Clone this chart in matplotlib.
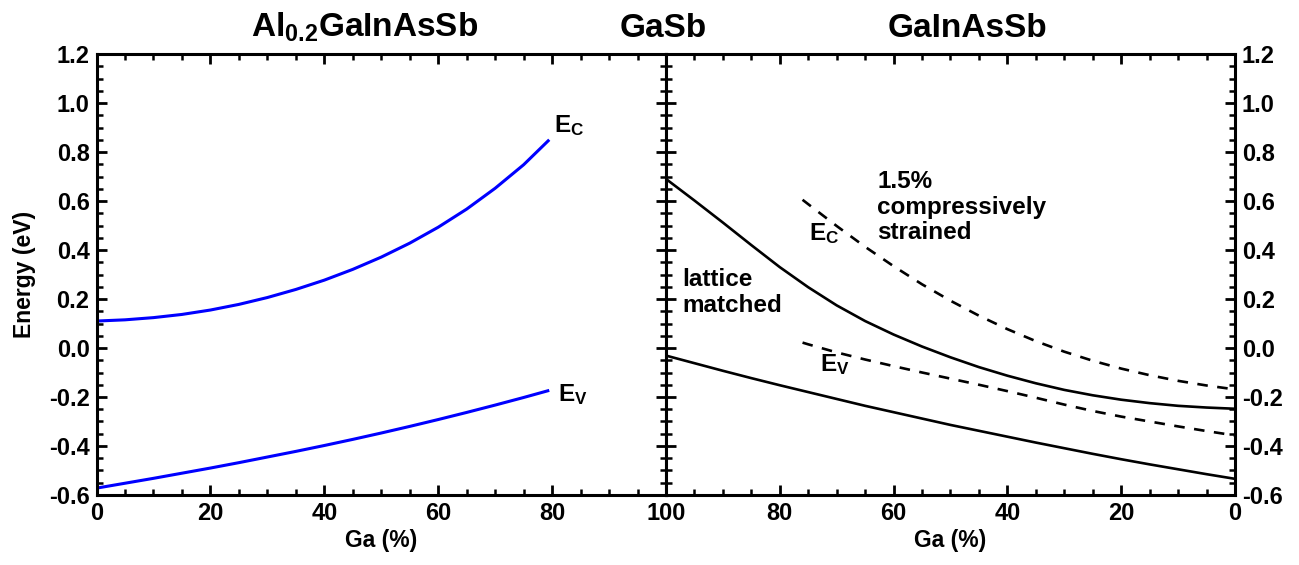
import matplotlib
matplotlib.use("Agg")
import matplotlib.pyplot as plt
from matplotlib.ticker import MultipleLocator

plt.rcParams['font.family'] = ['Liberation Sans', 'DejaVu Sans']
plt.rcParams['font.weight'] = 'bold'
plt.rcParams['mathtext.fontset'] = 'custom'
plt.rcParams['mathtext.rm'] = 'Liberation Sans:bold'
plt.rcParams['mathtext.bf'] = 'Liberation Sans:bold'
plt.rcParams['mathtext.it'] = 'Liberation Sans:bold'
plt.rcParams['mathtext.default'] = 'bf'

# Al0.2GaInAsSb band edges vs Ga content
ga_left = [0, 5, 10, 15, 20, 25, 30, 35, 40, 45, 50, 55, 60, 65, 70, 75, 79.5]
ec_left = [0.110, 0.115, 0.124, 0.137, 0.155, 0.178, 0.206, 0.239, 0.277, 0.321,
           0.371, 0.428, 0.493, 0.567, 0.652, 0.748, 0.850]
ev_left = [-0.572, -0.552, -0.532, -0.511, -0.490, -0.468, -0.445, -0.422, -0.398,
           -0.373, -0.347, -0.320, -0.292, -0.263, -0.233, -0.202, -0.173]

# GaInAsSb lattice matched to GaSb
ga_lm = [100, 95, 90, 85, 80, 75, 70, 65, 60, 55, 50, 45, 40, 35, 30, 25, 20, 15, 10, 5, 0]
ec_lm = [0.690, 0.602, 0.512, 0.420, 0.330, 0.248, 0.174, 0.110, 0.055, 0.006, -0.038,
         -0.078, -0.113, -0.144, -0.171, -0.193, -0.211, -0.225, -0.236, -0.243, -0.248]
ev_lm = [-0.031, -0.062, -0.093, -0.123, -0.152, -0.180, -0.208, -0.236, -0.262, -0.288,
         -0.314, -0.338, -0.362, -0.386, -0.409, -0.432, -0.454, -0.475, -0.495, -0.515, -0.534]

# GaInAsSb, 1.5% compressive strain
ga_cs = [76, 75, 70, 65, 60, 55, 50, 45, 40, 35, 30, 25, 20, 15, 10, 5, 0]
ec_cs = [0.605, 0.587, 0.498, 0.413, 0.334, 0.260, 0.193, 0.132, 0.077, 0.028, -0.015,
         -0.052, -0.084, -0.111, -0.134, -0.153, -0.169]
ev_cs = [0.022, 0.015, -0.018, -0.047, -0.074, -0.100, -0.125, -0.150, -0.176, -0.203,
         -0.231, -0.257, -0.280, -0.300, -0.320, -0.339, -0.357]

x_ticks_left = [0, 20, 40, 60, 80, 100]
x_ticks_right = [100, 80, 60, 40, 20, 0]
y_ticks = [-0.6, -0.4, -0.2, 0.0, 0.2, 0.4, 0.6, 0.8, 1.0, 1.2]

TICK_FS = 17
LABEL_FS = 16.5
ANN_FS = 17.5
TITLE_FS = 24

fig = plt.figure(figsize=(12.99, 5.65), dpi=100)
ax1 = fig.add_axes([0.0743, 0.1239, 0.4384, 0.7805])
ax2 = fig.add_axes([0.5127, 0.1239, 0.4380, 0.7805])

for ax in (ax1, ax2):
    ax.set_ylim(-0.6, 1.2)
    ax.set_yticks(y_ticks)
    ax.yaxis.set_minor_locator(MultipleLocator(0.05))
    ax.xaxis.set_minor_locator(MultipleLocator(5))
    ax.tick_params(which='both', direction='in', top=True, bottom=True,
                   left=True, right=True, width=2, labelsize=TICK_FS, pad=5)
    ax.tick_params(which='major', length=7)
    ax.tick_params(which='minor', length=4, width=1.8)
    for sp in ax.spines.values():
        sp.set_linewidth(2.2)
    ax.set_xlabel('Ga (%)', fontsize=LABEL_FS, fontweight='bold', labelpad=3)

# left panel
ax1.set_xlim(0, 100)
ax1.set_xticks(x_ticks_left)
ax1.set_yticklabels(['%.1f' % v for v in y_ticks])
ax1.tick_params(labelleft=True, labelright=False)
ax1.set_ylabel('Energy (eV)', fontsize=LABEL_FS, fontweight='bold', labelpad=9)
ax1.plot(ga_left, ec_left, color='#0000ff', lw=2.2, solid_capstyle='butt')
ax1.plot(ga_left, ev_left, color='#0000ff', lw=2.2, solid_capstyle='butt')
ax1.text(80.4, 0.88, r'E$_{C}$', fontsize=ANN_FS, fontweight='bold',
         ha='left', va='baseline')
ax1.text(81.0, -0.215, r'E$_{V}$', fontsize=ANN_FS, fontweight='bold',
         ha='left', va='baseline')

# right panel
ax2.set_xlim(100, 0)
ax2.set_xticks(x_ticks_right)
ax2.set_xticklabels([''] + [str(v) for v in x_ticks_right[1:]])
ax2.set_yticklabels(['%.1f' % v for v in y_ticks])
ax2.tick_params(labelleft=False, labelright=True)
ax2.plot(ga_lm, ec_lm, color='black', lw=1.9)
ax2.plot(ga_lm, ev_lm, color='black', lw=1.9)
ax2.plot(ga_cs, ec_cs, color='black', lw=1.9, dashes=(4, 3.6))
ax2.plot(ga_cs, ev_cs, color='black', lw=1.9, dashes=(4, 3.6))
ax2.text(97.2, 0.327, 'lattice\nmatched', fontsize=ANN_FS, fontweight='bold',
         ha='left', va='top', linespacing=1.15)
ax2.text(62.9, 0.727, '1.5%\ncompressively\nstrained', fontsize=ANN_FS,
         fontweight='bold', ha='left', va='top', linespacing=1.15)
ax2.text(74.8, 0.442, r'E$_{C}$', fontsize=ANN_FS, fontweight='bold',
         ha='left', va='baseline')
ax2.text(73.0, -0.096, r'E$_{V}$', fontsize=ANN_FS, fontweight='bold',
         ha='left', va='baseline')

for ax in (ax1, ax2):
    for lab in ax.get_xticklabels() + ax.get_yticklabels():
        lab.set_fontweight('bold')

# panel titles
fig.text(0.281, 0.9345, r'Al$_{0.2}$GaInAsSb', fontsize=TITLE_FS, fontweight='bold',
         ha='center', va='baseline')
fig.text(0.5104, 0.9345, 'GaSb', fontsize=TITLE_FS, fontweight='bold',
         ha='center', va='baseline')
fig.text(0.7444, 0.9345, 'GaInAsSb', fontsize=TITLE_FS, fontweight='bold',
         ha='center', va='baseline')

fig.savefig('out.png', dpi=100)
====================
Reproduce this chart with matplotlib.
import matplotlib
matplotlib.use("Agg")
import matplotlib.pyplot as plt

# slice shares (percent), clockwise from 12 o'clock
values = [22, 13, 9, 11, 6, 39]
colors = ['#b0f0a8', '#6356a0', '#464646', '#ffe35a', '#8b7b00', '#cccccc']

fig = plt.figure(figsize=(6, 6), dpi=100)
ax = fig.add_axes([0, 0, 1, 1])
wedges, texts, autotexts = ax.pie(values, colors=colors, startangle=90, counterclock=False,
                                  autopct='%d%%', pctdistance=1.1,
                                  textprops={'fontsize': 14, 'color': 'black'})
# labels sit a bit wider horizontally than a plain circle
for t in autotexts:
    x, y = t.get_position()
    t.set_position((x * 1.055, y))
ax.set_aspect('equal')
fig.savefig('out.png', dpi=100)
====================
What you are asked to do:
In the listing above, find the line with "Clone this chart in matplotlib." and the line with "ax2 = fig.add_axes([0.5127, 0.1239, 0.4380, 0.7805])". Copy both of them and every line between, exactly, but not the pictures.

Completed exercise:
Clone this chart in matplotlib.
import matplotlib
matplotlib.use("Agg")
import matplotlib.pyplot as plt
from matplotlib.ticker import MultipleLocator

plt.rcParams['font.family'] = ['Liberation Sans', 'DejaVu Sans']
plt.rcParams['font.weight'] = 'bold'
plt.rcParams['mathtext.fontset'] = 'custom'
plt.rcParams['mathtext.rm'] = 'Liberation Sans:bold'
plt.rcParams['mathtext.bf'] = 'Liberation Sans:bold'
plt.rcParams['mathtext.it'] = 'Liberation Sans:bold'
plt.rcParams['mathtext.default'] = 'bf'

# Al0.2GaInAsSb band edges vs Ga content
ga_left = [0, 5, 10, 15, 20, 25, 30, 35, 40, 45, 50, 55, 60, 65, 70, 75, 79.5]
ec_left = [0.110, 0.115, 0.124, 0.137, 0.155, 0.178, 0.206, 0.239, 0.277, 0.321,
           0.371, 0.428, 0.493, 0.567, 0.652, 0.748, 0.850]
ev_left = [-0.572, -0.552, -0.532, -0.511, -0.490, -0.468, -0.445, -0.422, -0.398,
           -0.373, -0.347, -0.320, -0.292, -0.263, -0.233, -0.202, -0.173]

# GaInAsSb lattice matched to GaSb
ga_lm = [100, 95, 90, 85, 80, 75, 70, 65, 60, 55, 50, 45, 40, 35, 30, 25, 20, 15, 10, 5, 0]
ec_lm = [0.690, 0.602, 0.512, 0.420, 0.330, 0.248, 0.174, 0.110, 0.055, 0.006, -0.038,
         -0.078, -0.113, -0.144, -0.171, -0.193, -0.211, -0.225, -0.236, -0.243, -0.248]
ev_lm = [-0.031, -0.062, -0.093, -0.123, -0.152, -0.180, -0.208, -0.236, -0.262, -0.288,
         -0.314, -0.338, -0.362, -0.386, -0.409, -0.432, -0.454, -0.475, -0.495, -0.515, -0.534]

# GaInAsSb, 1.5% compressive strain
ga_cs = [76, 75, 70, 65, 60, 55, 50, 45, 40, 35, 30, 25, 20, 15, 10, 5, 0]
ec_cs = [0.605, 0.587, 0.498, 0.413, 0.334, 0.260, 0.193, 0.132, 0.077, 0.028, -0.015,
         -0.052, -0.084, -0.111, -0.134, -0.153, -0.169]
ev_cs = [0.022, 0.015, -0.018, -0.047, -0.074, -0.100, -0.125, -0.150, -0.176, -0.203,
         -0.231, -0.257, -0.280, -0.300, -0.320, -0.339, -0.357]

x_ticks_left = [0, 20, 40, 60, 80, 100]
x_ticks_right = [100, 80, 60, 40, 20, 0]
y_ticks = [-0.6, -0.4, -0.2, 0.0, 0.2, 0.4, 0.6, 0.8, 1.0, 1.2]

TICK_FS = 17
LABEL_FS = 16.5
ANN_FS = 17.5
TITLE_FS = 24

fig = plt.figure(figsize=(12.99, 5.65), dpi=100)
ax1 = fig.add_axes([0.0743, 0.1239, 0.4384, 0.7805])
ax2 = fig.add_axes([0.5127, 0.1239, 0.4380, 0.7805])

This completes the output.